* WHAT YOU SHOULD DO:
Reproduce the lines from the one bearing "Give me the TikZ source for this diagram." through the one bearing "(q2) at (285,220)", inclusive. Copy them exactly; include no other line.

* SOURCE DATA:
□ □ □ □ □ □ □

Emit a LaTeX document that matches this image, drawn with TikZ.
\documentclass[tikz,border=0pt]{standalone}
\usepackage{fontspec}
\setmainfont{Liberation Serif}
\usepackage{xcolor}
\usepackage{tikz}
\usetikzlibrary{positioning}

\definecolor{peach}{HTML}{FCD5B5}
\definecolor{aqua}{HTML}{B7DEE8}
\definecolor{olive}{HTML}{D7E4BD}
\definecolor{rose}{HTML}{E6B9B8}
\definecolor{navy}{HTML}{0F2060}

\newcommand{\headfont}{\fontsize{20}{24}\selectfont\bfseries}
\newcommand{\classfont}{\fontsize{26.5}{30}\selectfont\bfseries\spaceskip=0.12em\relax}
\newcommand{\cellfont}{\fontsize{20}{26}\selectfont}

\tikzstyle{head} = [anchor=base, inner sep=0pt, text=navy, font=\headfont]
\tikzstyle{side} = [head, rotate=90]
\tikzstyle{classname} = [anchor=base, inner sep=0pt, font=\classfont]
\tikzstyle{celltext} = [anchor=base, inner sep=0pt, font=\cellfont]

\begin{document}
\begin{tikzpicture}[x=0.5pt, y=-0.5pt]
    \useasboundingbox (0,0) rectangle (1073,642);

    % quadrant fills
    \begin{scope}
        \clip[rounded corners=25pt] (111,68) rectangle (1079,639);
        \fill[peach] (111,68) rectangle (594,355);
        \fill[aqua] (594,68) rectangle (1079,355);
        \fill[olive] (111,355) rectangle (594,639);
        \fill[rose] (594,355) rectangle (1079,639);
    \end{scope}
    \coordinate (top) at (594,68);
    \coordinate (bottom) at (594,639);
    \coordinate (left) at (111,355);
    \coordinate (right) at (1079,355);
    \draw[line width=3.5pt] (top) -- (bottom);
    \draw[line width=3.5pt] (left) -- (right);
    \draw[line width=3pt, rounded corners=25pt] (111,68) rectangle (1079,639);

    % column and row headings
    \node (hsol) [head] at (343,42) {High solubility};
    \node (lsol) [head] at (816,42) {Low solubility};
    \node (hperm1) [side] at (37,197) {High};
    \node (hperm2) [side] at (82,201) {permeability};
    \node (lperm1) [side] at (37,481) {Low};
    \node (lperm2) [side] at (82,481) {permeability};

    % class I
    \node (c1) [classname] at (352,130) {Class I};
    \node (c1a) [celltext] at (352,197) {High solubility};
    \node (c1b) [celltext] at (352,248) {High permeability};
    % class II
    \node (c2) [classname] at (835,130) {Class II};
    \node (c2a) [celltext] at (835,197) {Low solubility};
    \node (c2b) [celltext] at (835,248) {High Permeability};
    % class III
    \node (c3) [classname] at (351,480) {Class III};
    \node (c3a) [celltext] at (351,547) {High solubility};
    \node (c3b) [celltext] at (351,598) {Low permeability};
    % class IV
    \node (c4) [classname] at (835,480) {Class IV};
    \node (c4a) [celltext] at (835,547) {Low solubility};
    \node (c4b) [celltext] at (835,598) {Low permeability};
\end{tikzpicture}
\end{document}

□ □ □ □ □ □ □

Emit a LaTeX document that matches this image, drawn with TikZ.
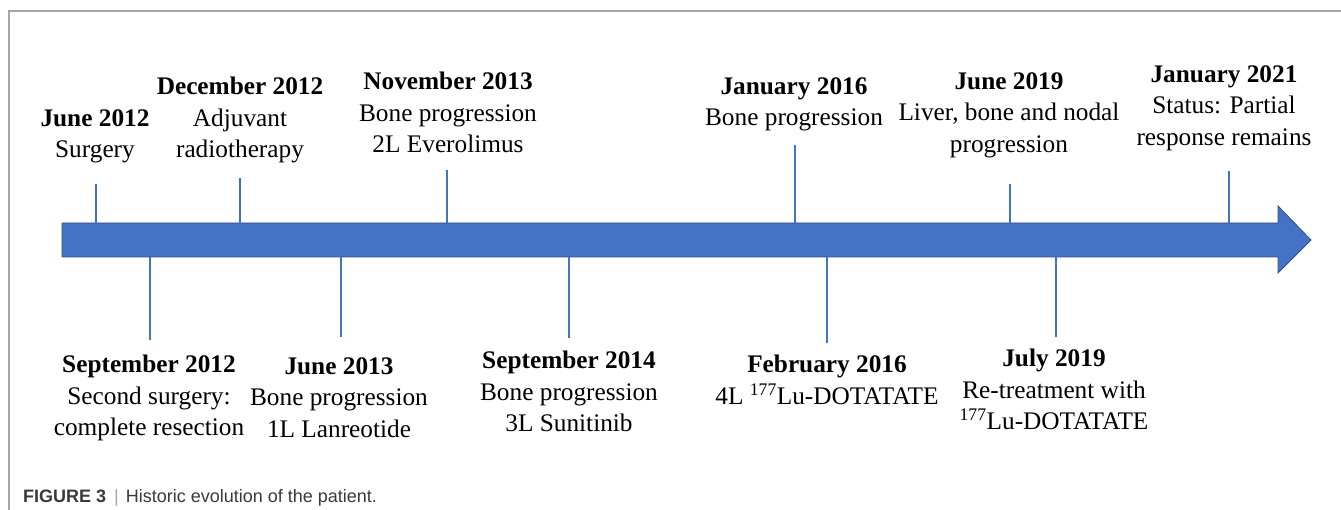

□ □ □ □ □ □ □

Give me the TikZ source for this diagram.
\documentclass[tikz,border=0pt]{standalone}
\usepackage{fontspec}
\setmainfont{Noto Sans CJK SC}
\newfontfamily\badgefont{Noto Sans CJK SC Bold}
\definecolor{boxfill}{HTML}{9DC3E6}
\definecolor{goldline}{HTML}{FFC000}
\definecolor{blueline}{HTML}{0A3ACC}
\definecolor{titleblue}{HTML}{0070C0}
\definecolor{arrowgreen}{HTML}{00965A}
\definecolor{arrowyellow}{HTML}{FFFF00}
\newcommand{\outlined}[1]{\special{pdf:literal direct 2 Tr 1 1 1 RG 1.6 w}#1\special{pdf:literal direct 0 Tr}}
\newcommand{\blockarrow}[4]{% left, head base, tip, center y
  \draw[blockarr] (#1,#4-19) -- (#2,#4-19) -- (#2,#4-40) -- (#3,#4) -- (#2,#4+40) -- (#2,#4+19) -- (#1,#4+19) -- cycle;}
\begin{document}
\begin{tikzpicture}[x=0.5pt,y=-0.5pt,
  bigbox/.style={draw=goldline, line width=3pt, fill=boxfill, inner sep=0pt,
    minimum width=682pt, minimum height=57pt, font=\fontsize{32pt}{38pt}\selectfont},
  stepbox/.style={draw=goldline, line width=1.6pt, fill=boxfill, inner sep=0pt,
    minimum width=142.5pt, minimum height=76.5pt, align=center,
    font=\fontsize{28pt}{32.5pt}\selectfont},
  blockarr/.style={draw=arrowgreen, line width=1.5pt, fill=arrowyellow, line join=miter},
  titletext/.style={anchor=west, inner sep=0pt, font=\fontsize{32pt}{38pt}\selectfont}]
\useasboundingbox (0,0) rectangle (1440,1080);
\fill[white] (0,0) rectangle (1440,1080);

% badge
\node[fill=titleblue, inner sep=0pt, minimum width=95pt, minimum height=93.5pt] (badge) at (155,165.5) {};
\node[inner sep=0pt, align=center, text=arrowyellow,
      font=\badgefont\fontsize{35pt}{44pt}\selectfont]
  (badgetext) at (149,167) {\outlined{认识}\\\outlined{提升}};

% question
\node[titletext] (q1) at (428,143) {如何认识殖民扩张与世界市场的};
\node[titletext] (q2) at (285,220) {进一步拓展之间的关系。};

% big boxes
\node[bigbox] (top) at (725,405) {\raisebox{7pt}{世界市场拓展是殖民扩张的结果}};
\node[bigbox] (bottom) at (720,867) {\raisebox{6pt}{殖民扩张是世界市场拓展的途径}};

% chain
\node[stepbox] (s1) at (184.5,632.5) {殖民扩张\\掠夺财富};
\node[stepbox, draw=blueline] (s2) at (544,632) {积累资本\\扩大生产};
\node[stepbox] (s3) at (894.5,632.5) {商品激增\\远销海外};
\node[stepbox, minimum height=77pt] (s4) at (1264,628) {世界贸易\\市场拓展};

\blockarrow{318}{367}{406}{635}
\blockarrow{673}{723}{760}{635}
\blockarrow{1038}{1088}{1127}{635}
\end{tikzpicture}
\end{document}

□ □ □ □ □ □ □

* FINISHED EXERCISE:
Give me the TikZ source for this diagram.
\documentclass[tikz,border=0pt]{standalone}
\usepackage{fontspec}
\setmainfont{Noto Sans CJK SC}
\newfontfamily\badgefont{Noto Sans CJK SC Bold}
\definecolor{boxfill}{HTML}{9DC3E6}
\definecolor{goldline}{HTML}{FFC000}
\definecolor{blueline}{HTML}{0A3ACC}
\definecolor{titleblue}{HTML}{0070C0}
\definecolor{arrowgreen}{HTML}{00965A}
\definecolor{arrowyellow}{HTML}{FFFF00}
\newcommand{\outlined}[1]{\special{pdf:literal direct 2 Tr 1 1 1 RG 1.6 w}#1\special{pdf:literal direct 0 Tr}}
\newcommand{\blockarrow}[4]{% left, head base, tip, center y
  \draw[blockarr] (#1,#4-19) -- (#2,#4-19) -- (#2,#4-40) -- (#3,#4) -- (#2,#4+40) -- (#2,#4+19) -- (#1,#4+19) -- cycle;}
\begin{document}
\begin{tikzpicture}[x=0.5pt,y=-0.5pt,
  bigbox/.style={draw=goldline, line width=3pt, fill=boxfill, inner sep=0pt,
    minimum width=682pt, minimum height=57pt, font=\fontsize{32pt}{38pt}\selectfont},
  stepbox/.style={draw=goldline, line width=1.6pt, fill=boxfill, inner sep=0pt,
    minimum width=142.5pt, minimum height=76.5pt, align=center,
    font=\fontsize{28pt}{32.5pt}\selectfont},
  blockarr/.style={draw=arrowgreen, line width=1.5pt, fill=arrowyellow, line join=miter},
  titletext/.style={anchor=west, inner sep=0pt, font=\fontsize{32pt}{38pt}\selectfont}]
\useasboundingbox (0,0) rectangle (1440,1080);
\fill[white] (0,0) rectangle (1440,1080);

% badge
\node[fill=titleblue, inner sep=0pt, minimum width=95pt, minimum height=93.5pt] (badge) at (155,165.5) {};
\node[inner sep=0pt, align=center, text=arrowyellow,
      font=\badgefont\fontsize{35pt}{44pt}\selectfont]
  (badgetext) at (149,167) {\outlined{认识}\\\outlined{提升}};

% question
\node[titletext] (q1) at (428,143) {如何认识殖民扩张与世界市场的};
\node[titletext] (q2) at (285,220) {进一步拓展之间的关系。};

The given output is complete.